Reste la politique du pays. En premier lieu, les forces centrifuges. Assez paradoxalement la crise catalane qui s'installe ne se traduit pas de façon brutale sur le front économique et les régions de croissance – Pays Basque, Madrid, Navarre, Catalogne, Aragon, Baléares en particulier – poussent toujours le pays. C'est la paralysie du pouvoir central qui en rajoute sur les incertitudes. Le gouvernement qui va être constitué entre le PSOE (socialiste) et Podemos (extrême gauche) va avoir des pouvoirs limités à la fois par les différences de programme entre les deux partis et par un manque de majorité parlementaire qui va rendre très difficile le vote de lois.
Le gouvernement minoritaire n'est pas une nouveauté, même si un minoritaire bâti sur une coalition aussi divisée sur les programmes peut renforcer la paralysie. La constitution prévoit aussi des périodes de vacances du pouvoir organisé. Depuis novembre 2011, un peu plus de 20 mois ont été régis sous le régime de gestion des affaires courantes.
Ce que l'on doit en retenir des dix dernières années, c'est précisément que les données macroéconomiques internes ou mondiales pèsent plus lourd que l'absence de pouvoir ou sa paralysie. La croissance des années 2015-2017, puis son inflexion, ne sont pas gérées à Madrid, mais reflètent des conditions générales.
La croissance de l'Espagne va rester supérieure à la moyenne de la zone euro, largement au-dessus de l'Allemagne, l'Italie ou les Pays Bas, et même de la France. Pays endetté, l'Espagne peut se permettre d'ignorer les recommandations d'effort budgétaire encore demandés cette semaine par la Commission européenne qui souhaite que le déficit structurel soit réduit de 0,6 % par an de façon à viser un équilibre à terme. Au contraire, la politique budgétaire est loin d'être excessivement expansionniste et une majorité sera sans doute trouvée aux Cortes pour accélérer en suivant la doctrine française qui veut profiter des conditions financières bien installées.
L'Espagne a joué le jeu de l'euro, a profité des fonds européens, mais, même sans gouvernement majoritaire a largement les moyens de financer de nouveaux déficits. Elle peut bien sûr compter sur les achats de la Banque Centrale Européenne et les marchés la jugent digne de confiance : l'emprunt d’État de référence à 5 ans présente un taux négatif, celui à 10 ans 0,4 %, celui à 15 ans 0,7 %.

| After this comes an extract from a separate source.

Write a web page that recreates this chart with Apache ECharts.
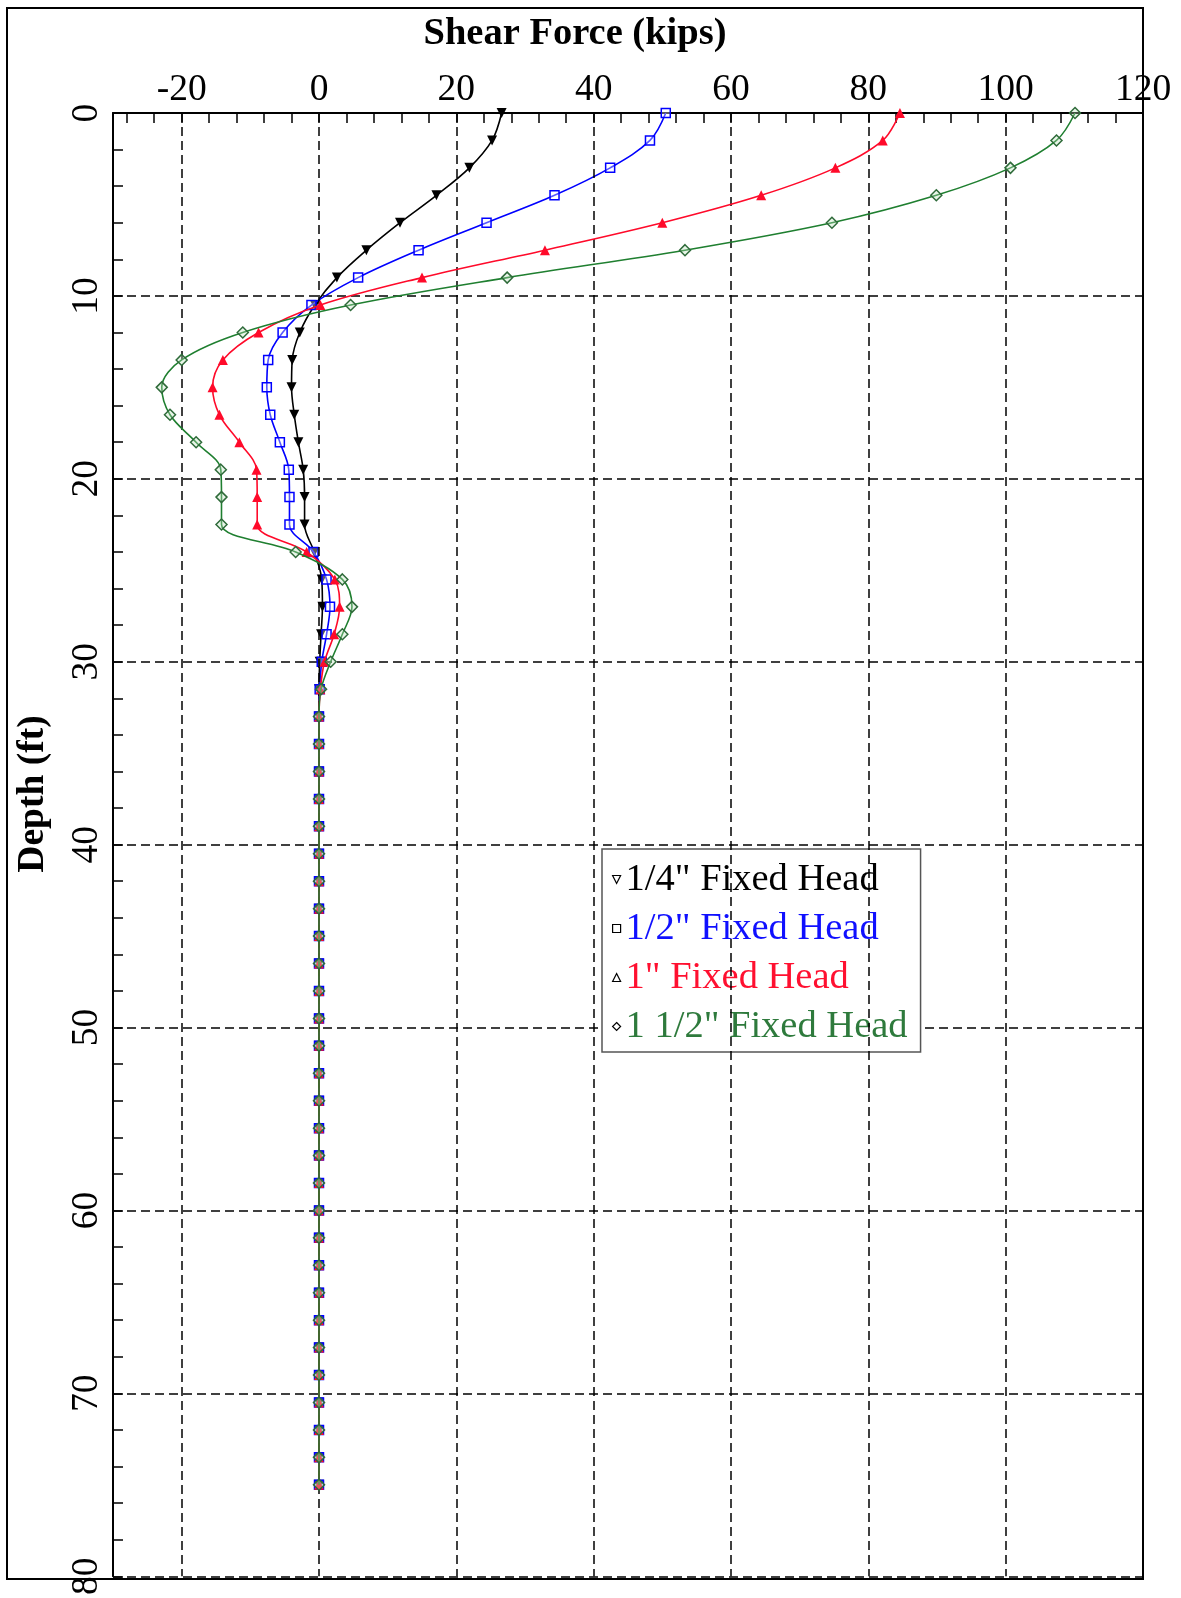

La croissance pourrait d'autant plus être au rendez-vous que les plus dures des réformes de structure pourraient trouver une majorité politique pour être atténuées. Le rebond (modéré) du chômage au troisième trimestre va pousser à un ajustement de la réforme du travail de 2012, alors que le système de retraite – et donc l'aspect distribution des prélèvements obligatoires – n'échappera pas à une réforme.